[start]
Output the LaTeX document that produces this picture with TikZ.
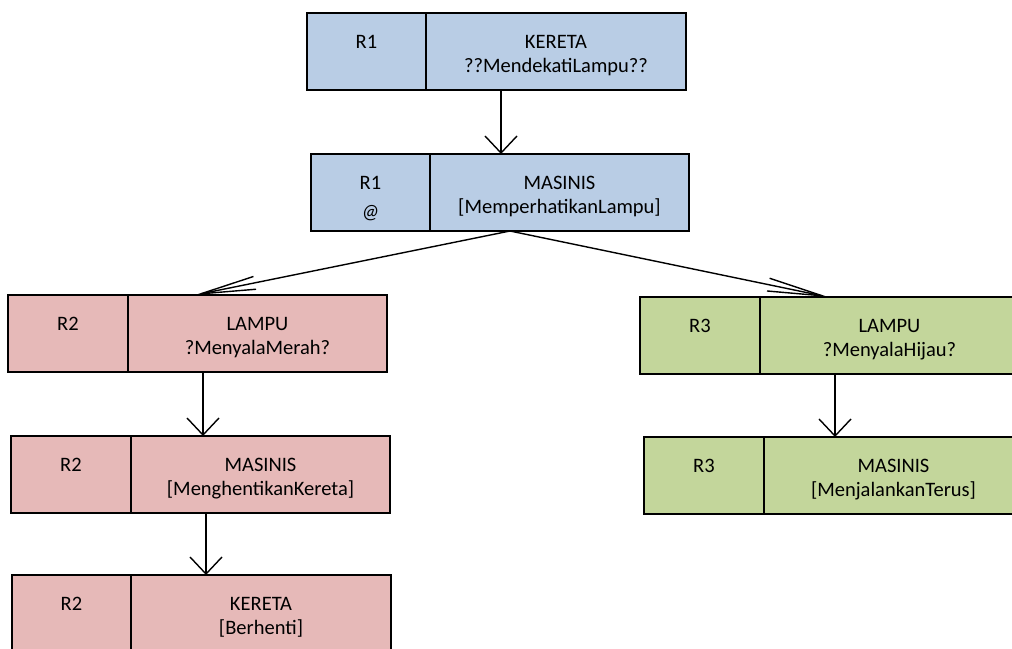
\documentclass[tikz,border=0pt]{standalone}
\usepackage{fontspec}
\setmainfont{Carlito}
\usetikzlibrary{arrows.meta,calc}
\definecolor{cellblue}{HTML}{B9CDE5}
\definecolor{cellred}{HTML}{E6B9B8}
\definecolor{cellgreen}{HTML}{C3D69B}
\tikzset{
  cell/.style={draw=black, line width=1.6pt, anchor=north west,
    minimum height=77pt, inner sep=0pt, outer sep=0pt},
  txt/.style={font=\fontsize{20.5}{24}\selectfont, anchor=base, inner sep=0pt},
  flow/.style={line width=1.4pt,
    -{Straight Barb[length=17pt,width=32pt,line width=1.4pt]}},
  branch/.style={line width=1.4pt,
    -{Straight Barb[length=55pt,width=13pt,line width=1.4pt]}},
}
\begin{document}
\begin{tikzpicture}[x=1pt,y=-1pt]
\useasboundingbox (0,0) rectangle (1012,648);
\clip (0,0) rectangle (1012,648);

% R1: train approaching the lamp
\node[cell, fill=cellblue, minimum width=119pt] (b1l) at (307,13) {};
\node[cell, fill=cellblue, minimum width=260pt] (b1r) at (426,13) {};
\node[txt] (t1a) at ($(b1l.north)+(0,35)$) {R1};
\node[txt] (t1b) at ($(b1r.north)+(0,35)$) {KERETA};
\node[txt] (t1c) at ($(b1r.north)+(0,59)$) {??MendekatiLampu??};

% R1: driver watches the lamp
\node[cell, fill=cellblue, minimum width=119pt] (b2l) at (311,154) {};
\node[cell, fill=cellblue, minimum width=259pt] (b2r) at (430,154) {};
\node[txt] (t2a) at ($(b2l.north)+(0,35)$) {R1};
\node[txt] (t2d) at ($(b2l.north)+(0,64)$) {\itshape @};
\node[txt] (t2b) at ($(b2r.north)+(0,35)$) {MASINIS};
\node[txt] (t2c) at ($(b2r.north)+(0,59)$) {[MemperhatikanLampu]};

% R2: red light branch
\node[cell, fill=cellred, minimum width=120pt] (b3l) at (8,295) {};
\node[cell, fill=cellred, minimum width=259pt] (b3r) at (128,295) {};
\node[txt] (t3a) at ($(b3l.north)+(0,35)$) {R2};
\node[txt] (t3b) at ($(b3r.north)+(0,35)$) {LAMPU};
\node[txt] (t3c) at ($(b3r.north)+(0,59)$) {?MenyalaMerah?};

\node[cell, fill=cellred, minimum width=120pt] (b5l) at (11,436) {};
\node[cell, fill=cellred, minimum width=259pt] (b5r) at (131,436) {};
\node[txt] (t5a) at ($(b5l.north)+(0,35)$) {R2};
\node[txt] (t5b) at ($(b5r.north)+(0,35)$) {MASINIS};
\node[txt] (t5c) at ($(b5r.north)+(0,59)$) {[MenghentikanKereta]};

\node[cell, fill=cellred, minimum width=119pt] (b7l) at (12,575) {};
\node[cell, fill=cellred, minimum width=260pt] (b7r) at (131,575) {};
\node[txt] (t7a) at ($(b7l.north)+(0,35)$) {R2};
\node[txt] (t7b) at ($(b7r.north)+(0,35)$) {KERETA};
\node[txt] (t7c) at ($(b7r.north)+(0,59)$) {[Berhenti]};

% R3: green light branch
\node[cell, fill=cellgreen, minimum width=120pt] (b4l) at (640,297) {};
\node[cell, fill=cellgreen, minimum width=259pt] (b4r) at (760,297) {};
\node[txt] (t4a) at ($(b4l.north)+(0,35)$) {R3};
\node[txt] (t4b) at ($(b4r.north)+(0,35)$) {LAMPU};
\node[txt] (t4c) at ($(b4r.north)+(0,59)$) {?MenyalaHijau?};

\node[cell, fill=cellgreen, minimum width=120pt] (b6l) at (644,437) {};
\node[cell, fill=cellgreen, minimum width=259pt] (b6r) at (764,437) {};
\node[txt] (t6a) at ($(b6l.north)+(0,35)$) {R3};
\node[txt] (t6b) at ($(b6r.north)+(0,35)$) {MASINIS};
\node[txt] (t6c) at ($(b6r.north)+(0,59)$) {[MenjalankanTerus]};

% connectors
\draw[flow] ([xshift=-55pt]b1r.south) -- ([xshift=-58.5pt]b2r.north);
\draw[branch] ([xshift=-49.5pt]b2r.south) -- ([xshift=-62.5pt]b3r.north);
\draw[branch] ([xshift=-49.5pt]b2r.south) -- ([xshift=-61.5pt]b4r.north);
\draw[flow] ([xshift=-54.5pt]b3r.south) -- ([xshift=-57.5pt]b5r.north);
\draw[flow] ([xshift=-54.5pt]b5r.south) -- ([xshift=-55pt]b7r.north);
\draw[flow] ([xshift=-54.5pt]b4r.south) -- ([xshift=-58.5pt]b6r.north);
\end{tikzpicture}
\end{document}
[end]
Repeat the material above verbatim. Leave the pictures behind.

### Response
Output the LaTeX document that produces this picture with TikZ.
\documentclass[tikz,border=0pt]{standalone}
\usepackage{fontspec}
\setmainfont{Carlito}
\usetikzlibrary{arrows.meta,calc}
\definecolor{cellblue}{HTML}{B9CDE5}
\definecolor{cellred}{HTML}{E6B9B8}
\definecolor{cellgreen}{HTML}{C3D69B}
\tikzset{
  cell/.style={draw=black, line width=1.6pt, anchor=north west,
    minimum height=77pt, inner sep=0pt, outer sep=0pt},
  txt/.style={font=\fontsize{20.5}{24}\selectfont, anchor=base, inner sep=0pt},
  flow/.style={line width=1.4pt,
    -{Straight Barb[length=17pt,width=32pt,line width=1.4pt]}},
  branch/.style={line width=1.4pt,
    -{Straight Barb[length=55pt,width=13pt,line width=1.4pt]}},
}
\begin{document}
\begin{tikzpicture}[x=1pt,y=-1pt]
\useasboundingbox (0,0) rectangle (1012,648);
\clip (0,0) rectangle (1012,648);

% R1: train approaching the lamp
\node[cell, fill=cellblue, minimum width=119pt] (b1l) at (307,13) {};
\node[cell, fill=cellblue, minimum width=260pt] (b1r) at (426,13) {};
\node[txt] (t1a) at ($(b1l.north)+(0,35)$) {R1};
\node[txt] (t1b) at ($(b1r.north)+(0,35)$) {KERETA};
\node[txt] (t1c) at ($(b1r.north)+(0,59)$) {??MendekatiLampu??};

% R1: driver watches the lamp
\node[cell, fill=cellblue, minimum width=119pt] (b2l) at (311,154) {};
\node[cell, fill=cellblue, minimum width=259pt] (b2r) at (430,154) {};
\node[txt] (t2a) at ($(b2l.north)+(0,35)$) {R1};
\node[txt] (t2d) at ($(b2l.north)+(0,64)$) {\itshape @};
\node[txt] (t2b) at ($(b2r.north)+(0,35)$) {MASINIS};
\node[txt] (t2c) at ($(b2r.north)+(0,59)$) {[MemperhatikanLampu]};

% R2: red light branch
\node[cell, fill=cellred, minimum width=120pt] (b3l) at (8,295) {};
\node[cell, fill=cellred, minimum width=259pt] (b3r) at (128,295) {};
\node[txt] (t3a) at ($(b3l.north)+(0,35)$) {R2};
\node[txt] (t3b) at ($(b3r.north)+(0,35)$) {LAMPU};
\node[txt] (t3c) at ($(b3r.north)+(0,59)$) {?MenyalaMerah?};

\node[cell, fill=cellred, minimum width=120pt] (b5l) at (11,436) {};
\node[cell, fill=cellred, minimum width=259pt] (b5r) at (131,436) {};
\node[txt] (t5a) at ($(b5l.north)+(0,35)$) {R2};
\node[txt] (t5b) at ($(b5r.north)+(0,35)$) {MASINIS};
\node[txt] (t5c) at ($(b5r.north)+(0,59)$) {[MenghentikanKereta]};

\node[cell, fill=cellred, minimum width=119pt] (b7l) at (12,575) {};
\node[cell, fill=cellred, minimum width=260pt] (b7r) at (131,575) {};
\node[txt] (t7a) at ($(b7l.north)+(0,35)$) {R2};
\node[txt] (t7b) at ($(b7r.north)+(0,35)$) {KERETA};
\node[txt] (t7c) at ($(b7r.north)+(0,59)$) {[Berhenti]};

% R3: green light branch
\node[cell, fill=cellgreen, minimum width=120pt] (b4l) at (640,297) {};
\node[cell, fill=cellgreen, minimum width=259pt] (b4r) at (760,297) {};
\node[txt] (t4a) at ($(b4l.north)+(0,35)$) {R3};
\node[txt] (t4b) at ($(b4r.north)+(0,35)$) {LAMPU};
\node[txt] (t4c) at ($(b4r.north)+(0,59)$) {?MenyalaHijau?};

\node[cell, fill=cellgreen, minimum width=120pt] (b6l) at (644,437) {};
\node[cell, fill=cellgreen, minimum width=259pt] (b6r) at (764,437) {};
\node[txt] (t6a) at ($(b6l.north)+(0,35)$) {R3};
\node[txt] (t6b) at ($(b6r.north)+(0,35)$) {MASINIS};
\node[txt] (t6c) at ($(b6r.north)+(0,59)$) {[MenjalankanTerus]};

% connectors
\draw[flow] ([xshift=-55pt]b1r.south) -- ([xshift=-58.5pt]b2r.north);
\draw[branch] ([xshift=-49.5pt]b2r.south) -- ([xshift=-62.5pt]b3r.north);
\draw[branch] ([xshift=-49.5pt]b2r.south) -- ([xshift=-61.5pt]b4r.north);
\draw[flow] ([xshift=-54.5pt]b3r.south) -- ([xshift=-57.5pt]b5r.north);
\draw[flow] ([xshift=-54.5pt]b5r.south) -- ([xshift=-55pt]b7r.north);
\draw[flow] ([xshift=-54.5pt]b4r.south) -- ([xshift=-58.5pt]b6r.north);
\end{tikzpicture}
\end{document}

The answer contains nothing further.